Em seguida, a equipe usou um algoritmo para processar o atraso de tempo entre os dois ecos. Esses dados revelaram a espessura da corrosão em cada ponto escaneado. As medições dos feixes de luz refletidos do metal subjacente foram, então, coletadas para formar imagens da superfície do material, abaixo das partes oxidadas.
Embora importantes dados tenham sido coletados durante o processo de digitalização, as imagens brutas eram muito confusas e havia excesso de ruído. A inscrição, portanto, permaneceu ilegível. Foi então que Junliang Dong, do laboratório da Citrin, decidiu processá-las de uma forma especial. Ao subtrair e juntar partes das figuras escaneadas em diferentes frequências, Dong conseguiu restaurá-las e aprimorar o resultado.

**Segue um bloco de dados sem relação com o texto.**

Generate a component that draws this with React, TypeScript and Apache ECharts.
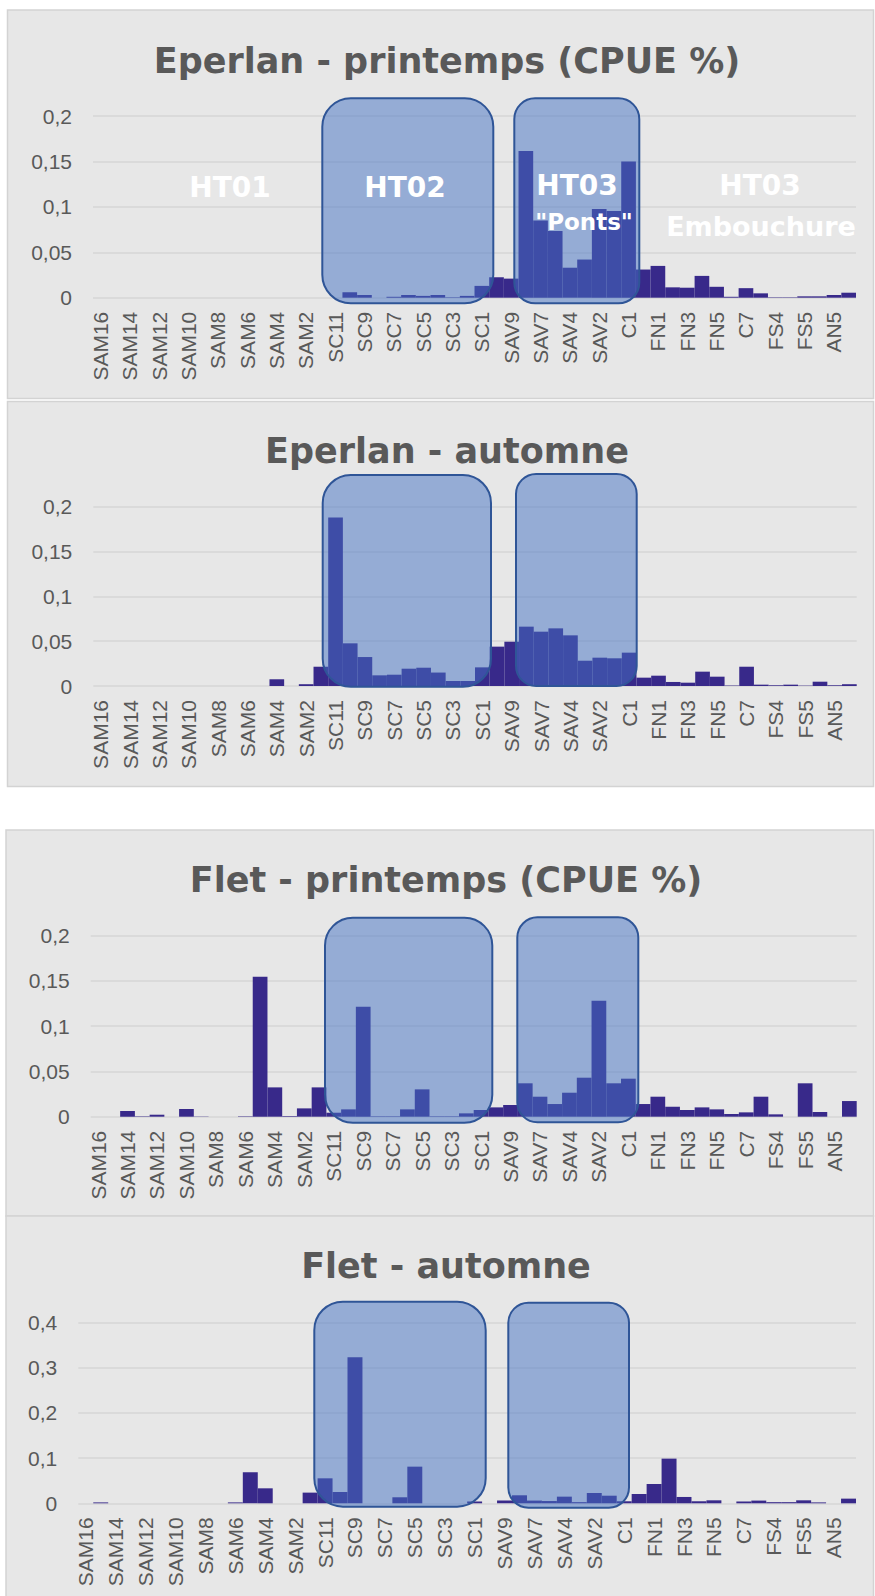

O que restou foi uma imagem surpreendentemente legível, contendo o texto, conta Vacheret. Assim, ele conseguiu identificar várias palavras e frases latinas, todas da oração do Pai Nosso. A equipe também trabalhou com um conservacionista para reverter quimicamente a corrosão na cruz, o que confirmou o teor da inscrição.
Mas a técnica permitiu visualizar mais coisas do que a olho nu. Comparando o material escaneado e tratado com a inscrição da cruz já limpa, os cientistas descobriram que as imagens que conseguiram por meio da tecnologia revelaram partes da inscrição não observáveis na peça original. "Ao descobrir aspectos adicionais das inscrições que antes não eram documentadas, esse trabalho oferece uma compreensão mais profunda da cruz e uma visão mais aprofundada do cristianismo do século 16 em Lorraine", diz Citrin.
Limitações
O pesquisador, porém, destaca que nem todos os objetos de chumbo podem ser estudados da mesma forma que a cruz. "Alguns são grandes, alguns devem permanecer in situ (no local de origem) e alguns são muito delicados. Esperamos que nosso trabalho abra o campo de estudos de outros objetos de chumbo, revelando novos segredos por baixo das corrosões."
A equipe também usou as imagens terahertz para desnudar pinturas do século 17, o que trouxe revelações sobre a estrutura das camadas e novas ideias sobre as técnicas usadas pelos mestres da pintura. Atualmente, os cientistas pesquisam cerâmicas romanas antigas.